### Directions for this task
Return only the lines from the top of the data down to the one that holds "39, bottom: 490", both included, without any pictures.
++++ Given data
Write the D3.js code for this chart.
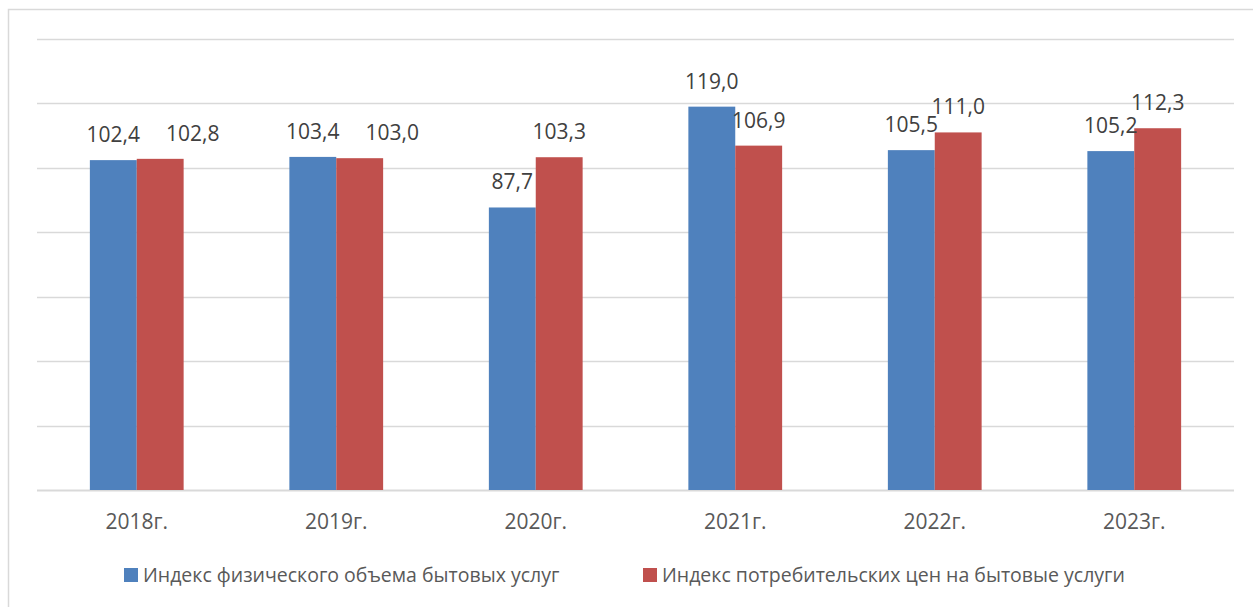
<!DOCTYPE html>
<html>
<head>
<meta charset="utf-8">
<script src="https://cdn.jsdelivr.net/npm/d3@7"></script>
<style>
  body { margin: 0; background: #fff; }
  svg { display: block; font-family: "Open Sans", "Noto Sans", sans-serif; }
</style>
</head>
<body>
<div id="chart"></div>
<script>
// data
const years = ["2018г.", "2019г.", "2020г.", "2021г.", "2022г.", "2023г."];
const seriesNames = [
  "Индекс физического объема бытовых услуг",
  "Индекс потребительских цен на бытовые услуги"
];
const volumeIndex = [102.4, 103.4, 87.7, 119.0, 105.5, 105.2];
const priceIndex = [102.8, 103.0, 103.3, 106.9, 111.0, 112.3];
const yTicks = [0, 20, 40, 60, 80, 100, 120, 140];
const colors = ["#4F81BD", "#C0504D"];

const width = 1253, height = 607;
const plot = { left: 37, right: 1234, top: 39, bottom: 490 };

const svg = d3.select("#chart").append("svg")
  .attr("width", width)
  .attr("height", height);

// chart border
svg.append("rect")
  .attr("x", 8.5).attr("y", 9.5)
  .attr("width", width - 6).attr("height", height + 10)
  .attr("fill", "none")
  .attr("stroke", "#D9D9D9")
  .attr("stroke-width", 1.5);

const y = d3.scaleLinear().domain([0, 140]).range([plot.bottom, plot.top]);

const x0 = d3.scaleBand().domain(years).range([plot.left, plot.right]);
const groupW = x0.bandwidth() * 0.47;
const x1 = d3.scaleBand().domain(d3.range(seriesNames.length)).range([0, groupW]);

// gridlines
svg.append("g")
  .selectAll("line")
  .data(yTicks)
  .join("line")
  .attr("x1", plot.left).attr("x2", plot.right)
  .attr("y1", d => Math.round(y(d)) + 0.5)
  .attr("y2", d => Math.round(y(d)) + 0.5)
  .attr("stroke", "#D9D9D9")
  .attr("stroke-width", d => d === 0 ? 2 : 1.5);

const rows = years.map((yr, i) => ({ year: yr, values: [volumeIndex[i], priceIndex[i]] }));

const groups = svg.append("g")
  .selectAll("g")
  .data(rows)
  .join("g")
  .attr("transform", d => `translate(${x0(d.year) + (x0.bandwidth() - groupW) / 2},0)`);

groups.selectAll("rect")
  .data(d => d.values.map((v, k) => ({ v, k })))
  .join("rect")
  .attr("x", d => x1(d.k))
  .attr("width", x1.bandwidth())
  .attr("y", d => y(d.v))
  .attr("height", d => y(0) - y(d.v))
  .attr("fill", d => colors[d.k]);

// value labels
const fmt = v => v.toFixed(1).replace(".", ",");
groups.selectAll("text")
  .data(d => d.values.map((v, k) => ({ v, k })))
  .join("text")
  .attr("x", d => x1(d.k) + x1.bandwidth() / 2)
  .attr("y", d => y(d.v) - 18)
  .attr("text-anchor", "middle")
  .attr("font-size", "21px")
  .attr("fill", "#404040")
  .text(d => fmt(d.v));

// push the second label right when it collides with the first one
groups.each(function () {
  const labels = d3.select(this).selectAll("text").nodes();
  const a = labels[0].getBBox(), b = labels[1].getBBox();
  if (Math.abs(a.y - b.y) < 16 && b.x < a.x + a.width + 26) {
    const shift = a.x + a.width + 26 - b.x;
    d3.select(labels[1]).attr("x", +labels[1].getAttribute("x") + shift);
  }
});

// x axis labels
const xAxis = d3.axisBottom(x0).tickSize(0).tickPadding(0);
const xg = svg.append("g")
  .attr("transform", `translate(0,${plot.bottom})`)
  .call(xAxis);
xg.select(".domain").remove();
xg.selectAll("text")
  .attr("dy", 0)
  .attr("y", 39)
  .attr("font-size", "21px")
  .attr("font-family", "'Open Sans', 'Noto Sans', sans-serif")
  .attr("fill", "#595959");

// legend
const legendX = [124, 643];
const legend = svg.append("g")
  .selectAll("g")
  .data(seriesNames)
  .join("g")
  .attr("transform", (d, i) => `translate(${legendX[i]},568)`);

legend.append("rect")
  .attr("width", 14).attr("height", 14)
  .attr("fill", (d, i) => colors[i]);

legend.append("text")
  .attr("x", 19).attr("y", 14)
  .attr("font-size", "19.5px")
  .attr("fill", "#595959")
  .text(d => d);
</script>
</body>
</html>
++++++++
### Final result
Write the D3.js code for this chart.
<!DOCTYPE html>
<html>
<head>
<meta charset="utf-8">
<script src="https://cdn.jsdelivr.net/npm/d3@7"></script>
<style>
  body { margin: 0; background: #fff; }
  svg { display: block; font-family: "Open Sans", "Noto Sans", sans-serif; }
</style>
</head>
<body>
<div id="chart"></div>
<script>
// data
const years = ["2018г.", "2019г.", "2020г.", "2021г.", "2022г.", "2023г."];
const seriesNames = [
  "Индекс физического объема бытовых услуг",
  "Индекс потребительских цен на бытовые услуги"
];
const volumeIndex = [102.4, 103.4, 87.7, 119.0, 105.5, 105.2];
const priceIndex = [102.8, 103.0, 103.3, 106.9, 111.0, 112.3];
const yTicks = [0, 20, 40, 60, 80, 100, 120, 140];
const colors = ["#4F81BD", "#C0504D"];

const width = 1253, height = 607;
const plot = { left: 37, right: 1234, top: 39, bottom: 490 };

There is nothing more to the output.